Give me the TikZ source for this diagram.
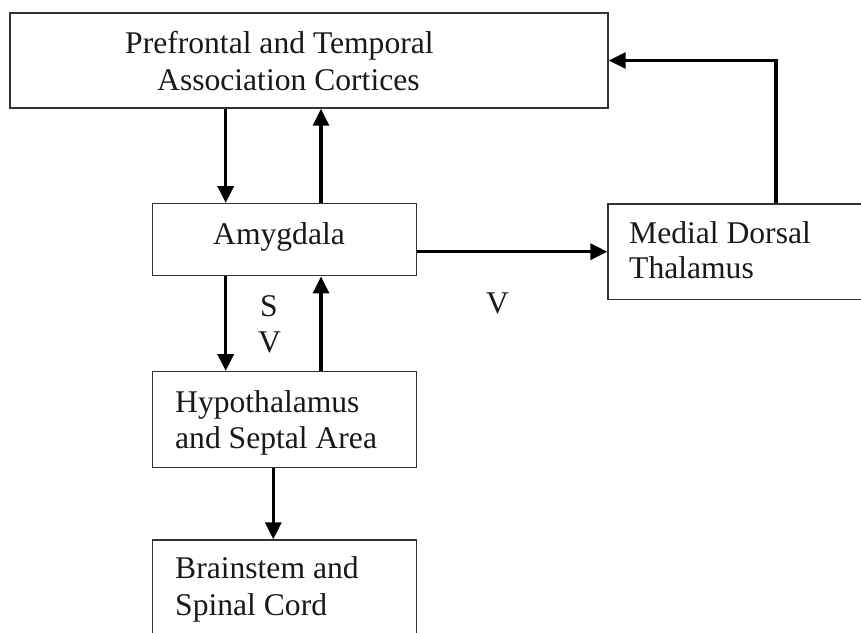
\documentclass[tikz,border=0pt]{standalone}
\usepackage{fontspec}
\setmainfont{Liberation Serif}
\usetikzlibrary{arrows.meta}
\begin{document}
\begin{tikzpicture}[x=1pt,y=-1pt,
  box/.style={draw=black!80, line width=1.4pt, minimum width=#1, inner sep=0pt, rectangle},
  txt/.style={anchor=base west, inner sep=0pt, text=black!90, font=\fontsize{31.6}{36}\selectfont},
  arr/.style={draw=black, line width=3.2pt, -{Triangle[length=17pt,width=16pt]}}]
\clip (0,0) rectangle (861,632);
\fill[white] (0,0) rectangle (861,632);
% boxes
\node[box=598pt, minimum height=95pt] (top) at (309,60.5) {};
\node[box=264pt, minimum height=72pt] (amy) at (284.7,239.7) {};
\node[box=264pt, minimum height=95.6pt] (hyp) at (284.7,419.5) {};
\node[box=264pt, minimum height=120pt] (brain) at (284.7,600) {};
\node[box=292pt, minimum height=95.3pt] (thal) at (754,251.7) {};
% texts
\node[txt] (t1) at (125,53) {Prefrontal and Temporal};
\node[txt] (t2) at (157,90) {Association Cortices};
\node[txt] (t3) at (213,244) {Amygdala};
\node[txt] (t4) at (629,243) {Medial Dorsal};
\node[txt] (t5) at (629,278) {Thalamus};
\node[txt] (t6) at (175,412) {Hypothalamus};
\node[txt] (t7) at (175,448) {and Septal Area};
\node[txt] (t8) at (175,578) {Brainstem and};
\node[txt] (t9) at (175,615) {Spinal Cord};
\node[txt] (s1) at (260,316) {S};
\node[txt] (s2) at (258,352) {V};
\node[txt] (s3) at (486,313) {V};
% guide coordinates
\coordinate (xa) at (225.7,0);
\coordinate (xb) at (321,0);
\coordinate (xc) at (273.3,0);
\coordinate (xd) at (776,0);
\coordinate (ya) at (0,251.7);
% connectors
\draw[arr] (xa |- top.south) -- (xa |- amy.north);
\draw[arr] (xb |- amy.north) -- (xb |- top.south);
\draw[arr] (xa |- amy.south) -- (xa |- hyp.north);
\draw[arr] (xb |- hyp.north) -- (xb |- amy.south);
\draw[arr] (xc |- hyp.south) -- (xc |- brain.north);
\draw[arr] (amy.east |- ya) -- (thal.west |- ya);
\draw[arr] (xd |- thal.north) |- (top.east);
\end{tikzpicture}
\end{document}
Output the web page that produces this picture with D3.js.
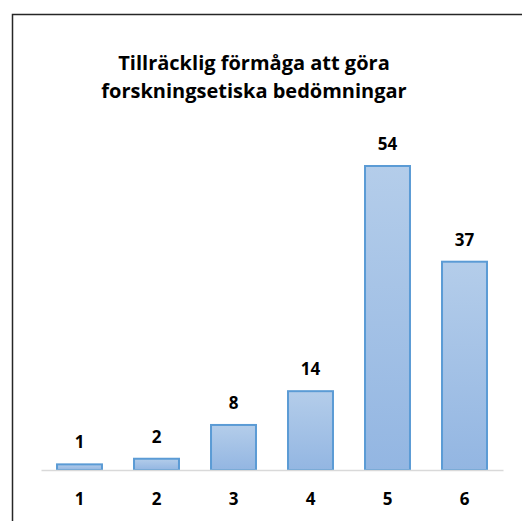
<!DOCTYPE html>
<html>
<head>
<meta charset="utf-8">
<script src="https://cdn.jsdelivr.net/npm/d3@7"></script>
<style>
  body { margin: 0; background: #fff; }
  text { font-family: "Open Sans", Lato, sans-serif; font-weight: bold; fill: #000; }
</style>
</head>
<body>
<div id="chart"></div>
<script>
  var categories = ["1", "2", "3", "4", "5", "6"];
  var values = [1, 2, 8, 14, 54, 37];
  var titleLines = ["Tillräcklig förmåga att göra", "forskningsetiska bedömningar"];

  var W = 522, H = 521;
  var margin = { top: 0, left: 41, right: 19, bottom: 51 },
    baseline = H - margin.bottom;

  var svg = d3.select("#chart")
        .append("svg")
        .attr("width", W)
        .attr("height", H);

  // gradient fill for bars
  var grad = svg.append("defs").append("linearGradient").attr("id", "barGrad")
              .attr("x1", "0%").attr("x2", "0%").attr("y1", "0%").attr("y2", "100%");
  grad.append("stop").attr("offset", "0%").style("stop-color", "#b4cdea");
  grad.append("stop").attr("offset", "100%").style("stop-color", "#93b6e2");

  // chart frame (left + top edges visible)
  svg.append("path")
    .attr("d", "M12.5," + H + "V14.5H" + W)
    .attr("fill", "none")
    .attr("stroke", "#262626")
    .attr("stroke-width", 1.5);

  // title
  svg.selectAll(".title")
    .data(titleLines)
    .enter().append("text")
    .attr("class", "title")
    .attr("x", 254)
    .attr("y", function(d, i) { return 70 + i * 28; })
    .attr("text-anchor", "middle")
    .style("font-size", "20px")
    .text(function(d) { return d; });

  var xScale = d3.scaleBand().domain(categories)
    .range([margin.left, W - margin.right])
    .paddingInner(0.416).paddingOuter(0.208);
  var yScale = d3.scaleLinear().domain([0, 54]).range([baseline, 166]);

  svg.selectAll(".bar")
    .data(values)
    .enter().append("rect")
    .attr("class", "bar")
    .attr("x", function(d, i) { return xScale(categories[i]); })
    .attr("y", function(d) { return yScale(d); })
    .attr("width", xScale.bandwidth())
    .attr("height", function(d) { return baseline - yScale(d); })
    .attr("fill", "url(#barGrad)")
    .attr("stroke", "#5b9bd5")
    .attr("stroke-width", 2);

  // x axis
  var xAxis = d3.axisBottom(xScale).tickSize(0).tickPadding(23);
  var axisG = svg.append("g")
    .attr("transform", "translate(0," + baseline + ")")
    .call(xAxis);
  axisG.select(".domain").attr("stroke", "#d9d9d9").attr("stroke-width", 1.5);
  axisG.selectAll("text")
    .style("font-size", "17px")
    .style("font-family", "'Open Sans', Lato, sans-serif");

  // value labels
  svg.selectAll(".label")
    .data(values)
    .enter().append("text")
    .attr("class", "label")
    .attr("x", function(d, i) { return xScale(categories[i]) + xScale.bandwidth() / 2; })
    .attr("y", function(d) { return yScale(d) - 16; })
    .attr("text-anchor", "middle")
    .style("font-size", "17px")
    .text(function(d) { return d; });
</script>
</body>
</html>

————————

→ Short task
Reproduce the material in its entirety and word for word, without the pictures.

→ Expected output
Give me the TikZ source for this diagram.
\documentclass[tikz,border=0pt]{standalone}
\usepackage{fontspec}
\setmainfont{Liberation Serif}
\usetikzlibrary{arrows.meta}
\begin{document}
\begin{tikzpicture}[x=1pt,y=-1pt,
  box/.style={draw=black!80, line width=1.4pt, minimum width=#1, inner sep=0pt, rectangle},
  txt/.style={anchor=base west, inner sep=0pt, text=black!90, font=\fontsize{31.6}{36}\selectfont},
  arr/.style={draw=black, line width=3.2pt, -{Triangle[length=17pt,width=16pt]}}]
\clip (0,0) rectangle (861,632);
\fill[white] (0,0) rectangle (861,632);
% boxes
\node[box=598pt, minimum height=95pt] (top) at (309,60.5) {};
\node[box=264pt, minimum height=72pt] (amy) at (284.7,239.7) {};
\node[box=264pt, minimum height=95.6pt] (hyp) at (284.7,419.5) {};
\node[box=264pt, minimum height=120pt] (brain) at (284.7,600) {};
\node[box=292pt, minimum height=95.3pt] (thal) at (754,251.7) {};
% texts
\node[txt] (t1) at (125,53) {Prefrontal and Temporal};
\node[txt] (t2) at (157,90) {Association Cortices};
\node[txt] (t3) at (213,244) {Amygdala};
\node[txt] (t4) at (629,243) {Medial Dorsal};
\node[txt] (t5) at (629,278) {Thalamus};
\node[txt] (t6) at (175,412) {Hypothalamus};
\node[txt] (t7) at (175,448) {and Septal Area};
\node[txt] (t8) at (175,578) {Brainstem and};
\node[txt] (t9) at (175,615) {Spinal Cord};
\node[txt] (s1) at (260,316) {S};
\node[txt] (s2) at (258,352) {V};
\node[txt] (s3) at (486,313) {V};
% guide coordinates
\coordinate (xa) at (225.7,0);
\coordinate (xb) at (321,0);
\coordinate (xc) at (273.3,0);
\coordinate (xd) at (776,0);
\coordinate (ya) at (0,251.7);
% connectors
\draw[arr] (xa |- top.south) -- (xa |- amy.north);
\draw[arr] (xb |- amy.north) -- (xb |- top.south);
\draw[arr] (xa |- amy.south) -- (xa |- hyp.north);
\draw[arr] (xb |- hyp.north) -- (xb |- amy.south);
\draw[arr] (xc |- hyp.south) -- (xc |- brain.north);
\draw[arr] (amy.east |- ya) -- (thal.west |- ya);
\draw[arr] (xd |- thal.north) |- (top.east);
\end{tikzpicture}
\end{document}
Output the web page that produces this picture with D3.js.
<!DOCTYPE html>
<html>
<head>
<meta charset="utf-8">
<script src="https://cdn.jsdelivr.net/npm/d3@7"></script>
<style>
  body { margin: 0; background: #fff; }
  text { font-family: "Open Sans", Lato, sans-serif; font-weight: bold; fill: #000; }
</style>
</head>
<body>
<div id="chart"></div>
<script>
  var categories = ["1", "2", "3", "4", "5", "6"];
  var values = [1, 2, 8, 14, 54, 37];
  var titleLines = ["Tillräcklig förmåga att göra", "forskningsetiska bedömningar"];

  var W = 522, H = 521;
  var margin = { top: 0, left: 41, right: 19, bottom: 51 },
    baseline = H - margin.bottom;

  var svg = d3.select("#chart")
        .append("svg")
        .attr("width", W)
        .attr("height", H);

  // gradient fill for bars
  var grad = svg.append("defs").append("linearGradient").attr("id", "barGrad")
              .attr("x1", "0%").attr("x2", "0%").attr("y1", "0%").attr("y2", "100%");
  grad.append("stop").attr("offset", "0%").style("stop-color", "#b4cdea");
  grad.append("stop").attr("offset", "100%").style("stop-color", "#93b6e2");

  // chart frame (left + top edges visible)
  svg.append("path")
    .attr("d", "M12.5," + H + "V14.5H" + W)
    .attr("fill", "none")
    .attr("stroke", "#262626")
    .attr("stroke-width", 1.5);

  // title
  svg.selectAll(".title")
    .data(titleLines)
    .enter().append("text")
    .attr("class", "title")
    .attr("x", 254)
    .attr("y", function(d, i) { return 70 + i * 28; })
    .attr("text-anchor", "middle")
    .style("font-size", "20px")
    .text(function(d) { return d; });

  var xScale = d3.scaleBand().domain(categories)
    .range([margin.left, W - margin.right])
    .paddingInner(0.416).paddingOuter(0.208);
  var yScale = d3.scaleLinear().domain([0, 54]).range([baseline, 166]);

  svg.selectAll(".bar")
    .data(values)
    .enter().append("rect")
    .attr("class", "bar")
    .attr("x", function(d, i) { return xScale(categories[i]); })
    .attr("y", function(d) { return yScale(d); })
    .attr("width", xScale.bandwidth())
    .attr("height", function(d) { return baseline - yScale(d); })
    .attr("fill", "url(#barGrad)")
    .attr("stroke", "#5b9bd5")
    .attr("stroke-width", 2);

  // x axis
  var xAxis = d3.axisBottom(xScale).tickSize(0).tickPadding(23);
  var axisG = svg.append("g")
    .attr("transform", "translate(0," + baseline + ")")
    .call(xAxis);
  axisG.select(".domain").attr("stroke", "#d9d9d9").attr("stroke-width", 1.5);
  axisG.selectAll("text")
    .style("font-size", "17px")
    .style("font-family", "'Open Sans', Lato, sans-serif");

  // value labels
  svg.selectAll(".label")
    .data(values)
    .enter().append("text")
    .attr("class", "label")
    .attr("x", function(d, i) { return xScale(categories[i]) + xScale.bandwidth() / 2; })
    .attr("y", function(d) { return yScale(d) - 16; })
    .attr("text-anchor", "middle")
    .style("font-size", "17px")
    .text(function(d) { return d; });
</script>
</body>
</html>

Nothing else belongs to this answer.